The Art of Gift Giving in Australia

July 26, 2019

Similar to many countries in the world, Australians love to celebrate special occasions like birthdays, Christmas, Easter, Mother’s Day, Father’s Day and any other reason they can think of to have fun. Along with the festive food and beverages prepared for these celebrations, the gift giving is part of the ritual.

There is etiquette surrounding the circumstances and the monetary value of gift giving. Australians are modest and would not risk embarrassing others by giving gifts that cost a lot of money in case the recipient was not well off. They would shy away from those that flash their cash. Aussies never disclose how much a present cost.

Expensive gifts are generally given only to your significant other, immediate family and very close friends. Show your fiancé how much you care with your thoughtful choice of gift that might include high value items. Decide on a more appropriate price point for gifts to those who are less significant in your life like work colleagues or acquaintances from clubs and groups to which you belong. Cash as a gift is only acceptable to those closest to you. For Australians, it is “the thought that counts”, not the dollar value.

December 25 is Christmas Day, a Christian day of celebration which many Aussies who are not Christian embrace and adapt to suit their beliefs of reflecting upon the year that has passed by, and by showing those we love how much we care about them.

As Christmas approaches, many gift giving occasions arise.

Apart from giving to your close inner circle and posting gifts to those who are not close by, your workplace will likely host one or more Christmas parties.

Depending upon the size of your organisation, your boss might give you a gift or bonus pay. If you work for a large organisation this is likely. However, it is inappropriate to give the boss a gift, but a greeting card is acceptable. If you work for a small business, you and your boss might exchange small gifts.

Colleagues with close working relationships may exchange small gifts.

Offices, clubs and special interest groups might have Secret Santa as part of their celebrations. A price limit is set for these gifts. It is usually under $10 and you are given the name of the person you are to buy for. You wrap the gift, and in secret give it to the organiser who will put a gift tag on it. This way the recipient does not know who gave the gift. Somebody will dress up as Santa Claus and will distribute the gifts from his Santa sack. Everyone will watch the opening of the present with much anticipation and laughter. Secret Santa gifts are frequently funny.

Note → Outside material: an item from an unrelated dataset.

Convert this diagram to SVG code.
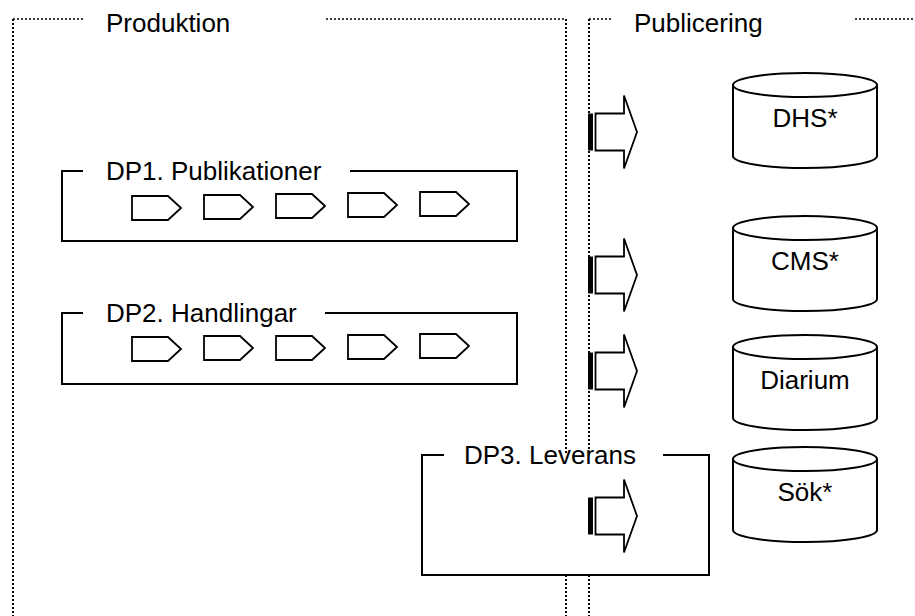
<svg xmlns="http://www.w3.org/2000/svg" width="915" height="616" viewBox="0 0 915 616">
<defs>
<style>
.dot{fill:none;stroke:#000;stroke-width:2;stroke-dasharray:2 2}
.dott{fill:none;stroke:#000;stroke-width:1.6;stroke-dasharray:2 2}
.box{fill:none;stroke:#000;stroke-width:2}
.boxw{fill:#fff;stroke:none}
.chev{fill:#fff;stroke:#000;stroke-width:1.8;stroke-linejoin:miter}
.cyl{fill:#fff;stroke:#000;stroke-width:2}
.arr{fill:#fff;stroke:#000;stroke-width:1.8;stroke-linejoin:miter}
.t{font-family:"Liberation Sans",Arial,sans-serif;font-size:26px;fill:#000}
</style>
<g id="chevron"><path class="chev" d="M0,0 H36 L49,12 L36,24 H0 Z"/></g>
<g id="arrow">
<path class="arr" d="M595.5,-18.5 H624 V-36.5 L637,0 L624,36.5 V18.5 H595.5 Z"/>
<rect x="588" y="-18.5" width="5" height="37" fill="#000"/>
</g>
</defs>
<rect width="915" height="616" fill="#fff"/>

<g id="frame-produktion">
<path class="dott" d="M13,19 H83 M326,19 H566"/>
<path class="dot" d="M13,19 V616 M566,19 V616"/>
<text class="t" x="106" y="32">Produktion</text>
</g>
<g id="frame-publicering">
<path class="dott" d="M589,19 H612 M855,19 H915"/>
<path class="dot" d="M589,19 V616"/>
<text class="t" x="634" y="32">Publicering</text>
</g>

<g id="dp1">
<path class="box" d="M83,171 H62 V241 H517 V171 H350"/>
<text class="t" x="106" y="180">DP1. Publikationer</text>
<use href="#chevron" x="132" y="196"/>
<use href="#chevron" x="204" y="195"/>
<use href="#chevron" x="276" y="194"/>
<use href="#chevron" x="348" y="193"/>
<use href="#chevron" x="420" y="192"/>
</g>
<g id="dp2">
<path class="box" d="M83,313 H62 V384 H517 V313 H325"/>
<text class="t" x="106" y="322">DP2. Handlingar</text>
<use href="#chevron" x="132" y="337"/>
<use href="#chevron" x="204" y="336"/>
<use href="#chevron" x="276" y="336"/>
<use href="#chevron" x="348" y="335"/>
<use href="#chevron" x="420" y="334"/>
</g>
<g id="dp3">
<rect class="boxw" x="422" y="455" width="287" height="120"/>
<path class="box" d="M444,455 H422 V575 H709 V455 H663"/>
<text class="t" x="464" y="464">DP3. Leverans</text>
</g>

<g id="connectors">
<use href="#arrow" y="132"/>
<use href="#arrow" y="275"/>
<use href="#arrow" y="371"/>
<use href="#arrow" y="516"/>
</g>

<g id="db-dhs">
<path class="cyl" d="M733,85 V156 A72,12 0 0 0 877,156 V85"/>
<ellipse class="cyl" cx="805" cy="85" rx="72" ry="12"/>
<text class="t" x="805" y="127" text-anchor="middle">DHS*</text>
</g>
<g id="db-cms">
<path class="cyl" d="M733,228 V299 A72,12 0 0 0 877,299 V228"/>
<ellipse class="cyl" cx="805" cy="228" rx="72" ry="12"/>
<text class="t" x="805" y="270" text-anchor="middle">CMS*</text>
</g>
<g id="db-diarium">
<path class="cyl" d="M733,347 V418 A72,12 0 0 0 877,418 V347"/>
<ellipse class="cyl" cx="805" cy="347" rx="72" ry="12"/>
<text class="t" x="805" y="389" text-anchor="middle">Diarium</text>
</g>
<g id="db-sok">
<path class="cyl" d="M733,459 V530 A72,12 0 0 0 877,530 V459"/>
<ellipse class="cyl" cx="805" cy="459" rx="72" ry="12"/>
<text class="t" x="805" y="501" text-anchor="middle">Sök*</text>
</g>
</svg>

School children may buy or make a gift for their teachers.

If you work for a large organisation or government department and somebody from the general public wants to give you a gift to show their appreciation of some work you have done or help you have given, it would be unwise to accept as it is mostly likely against your organisation’s policy to do so.

It is good manners to take a small gift when going to someone’s place for dinner or a bbq and you don’t know the host or hostess very well. This might be a small box of chocolates, a bottle of wine, some flowers from your garden or a plate of sweet treats that you have baked. Sometimes the host will ask you to “bring a plate”. This means to bring a plate of food to contribute to the table, not an empty plate to eat from. In this case, the gift is unnecessary. Many older Australians grew up with the policy of never going anywhere “empty handed”.

Australians will likely help you, but no thank you gift is required. Mostly they prefer simply that you say, “thanks” and that you “pay it forward”. This means that instead of giving them a gift, when you see somebody that needs help, you give that help. And instead of receiving a gift of thanks from them, you ask that they “pay it forward”.

Good luck when putting The Art of Gift Giving in Australia into practice.